Funérailles de M. Le Brun

Le 3 septembre 1807

Marie-Joseph CHÉNIER

INSTITUT DE FRANCE.

FUNÉRAILLES DE M. LE BRUN,

Le 3 septembre 1807.

 

L’INSTITUT NATIONAL en exécution de l’arrêté pris dans sa séance du 25 frimaire an 7 a assisté aux funérailles de M. LE BRUN (Ecouchard) (Ponce-Denis) membre de la classe de la Langue et de la Littérature françaises

Le convoi arrivé au lieu de la sépulture M. CHÉNIER, membre de la classe a prononcé le discours suivant :

 

MESSIEURS,

L’Institut vient de perdre un poète justement célèbre. Le Brun n’est plus. Divers travaux ont signalé sa longue carrière; mais quoiqu’il ait obtenu des succès brillans en des genres qui sembloient opposés la poésie lyrique, principal objet de ses études fondera sa réputation.

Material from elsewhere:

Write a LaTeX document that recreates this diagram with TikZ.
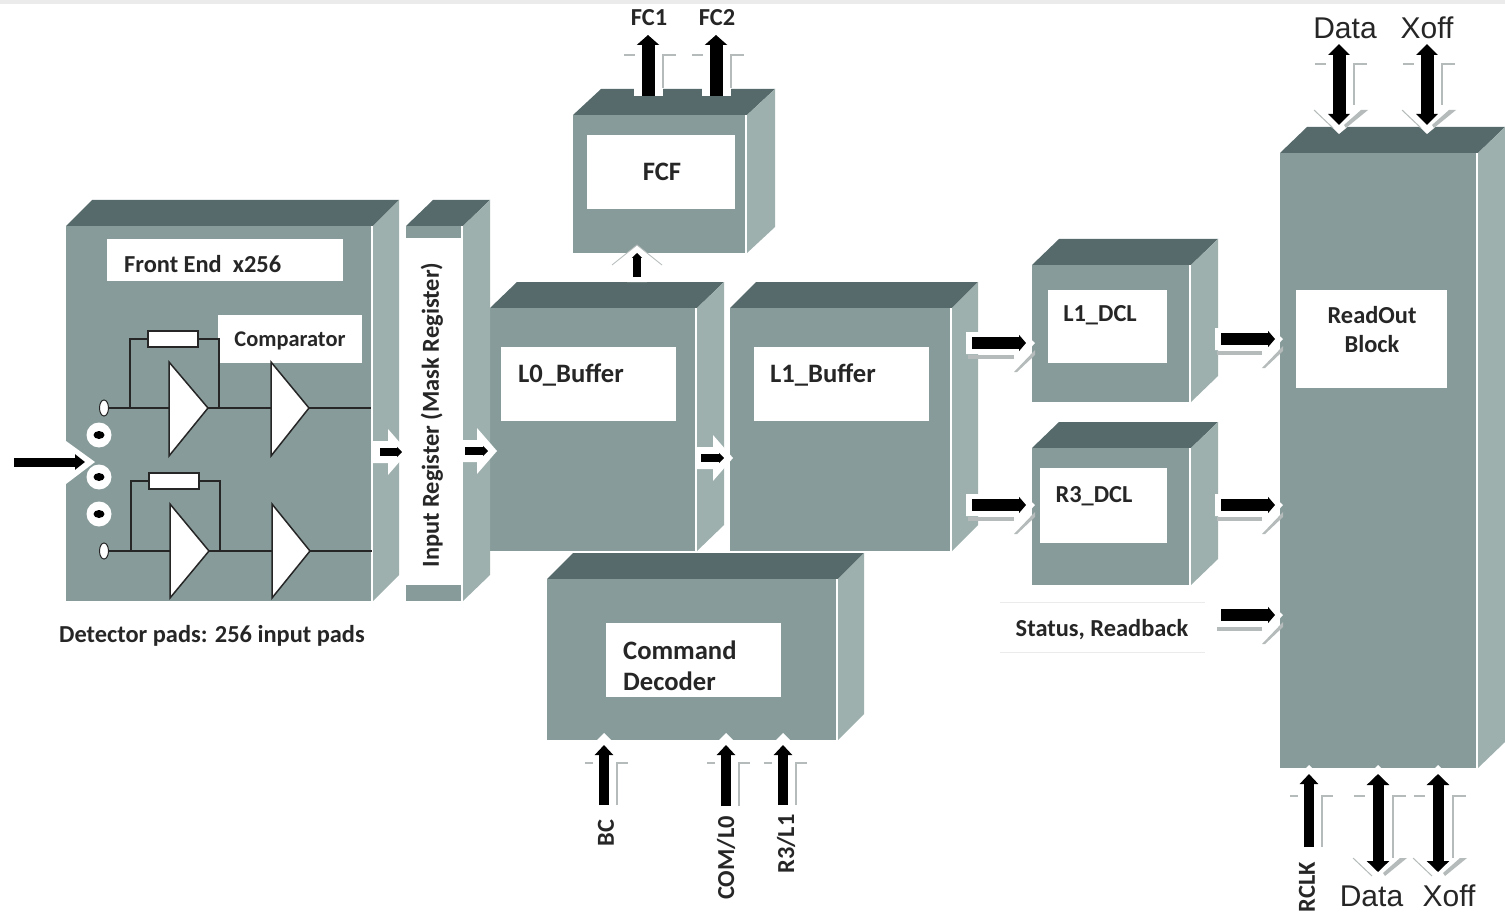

Racine le fils, dont il se félicitait d’être l’élève lui transmit la tradition des beaux vers et la langue de ce siècle mémorable où les Français eurent à la fois du génie et du goût. Ce fut Le Brun qui, jeune encore, intéressa la gloire de Voltaire en faveur de la nièce de Corneille. Le poète lyrique ne parut pas indigne d’être l’intermédiaire entre deux grands hommes. Il osa faire parler l’ombre classique du créateur de la scène française et l’auteur de Mérope entendit la voix de l’auteur du Cid. Imitateur de Pindare Le Brun chanta l’enthousiasme en vers inspirés. Quand les envieux ennemis de Buffon croyaient ternir sa renommée Le Brun vengea l’éloquent philosophe par une ode qui restera dans notre poésie comme monument d’un talent supérieur et d’une amitié courageuse. Ainsi le nom de ce poète habile s’alliait aux noms de ses plus illustres contemporains. Souvent élevé, quelquefois ambitieux dans son style cherchant la hardiesse et ne fuyant point l’audace il célébra tout ce qui donne les hautes pensées : Dieu la Nature, la Liberté le Génie et la Victoire. Tant d’exploits qui depuis dix ans commandent l’admiration des peuples ont ranimé sa vieillesse. Près d’expirer sa voix harmonieuse encore n’est pas restée inférieure à des prodiges les derniers et les plus grands qu’il ait chantés. La postérité juge impassible, dira les qualités qui le distinguent et ne taira point celles qui lui manquent. Pour nous à l’aspect de cette tombe où de vains débris s’engloutissent mais où ne descend point la gloire, en rendant les devoirs funèbres au digne successeur de Malherbe et de Rousseau nous n’avons à faire entendre aujourd’hui que des regrets pour sa perte et des éloges pour ses talens.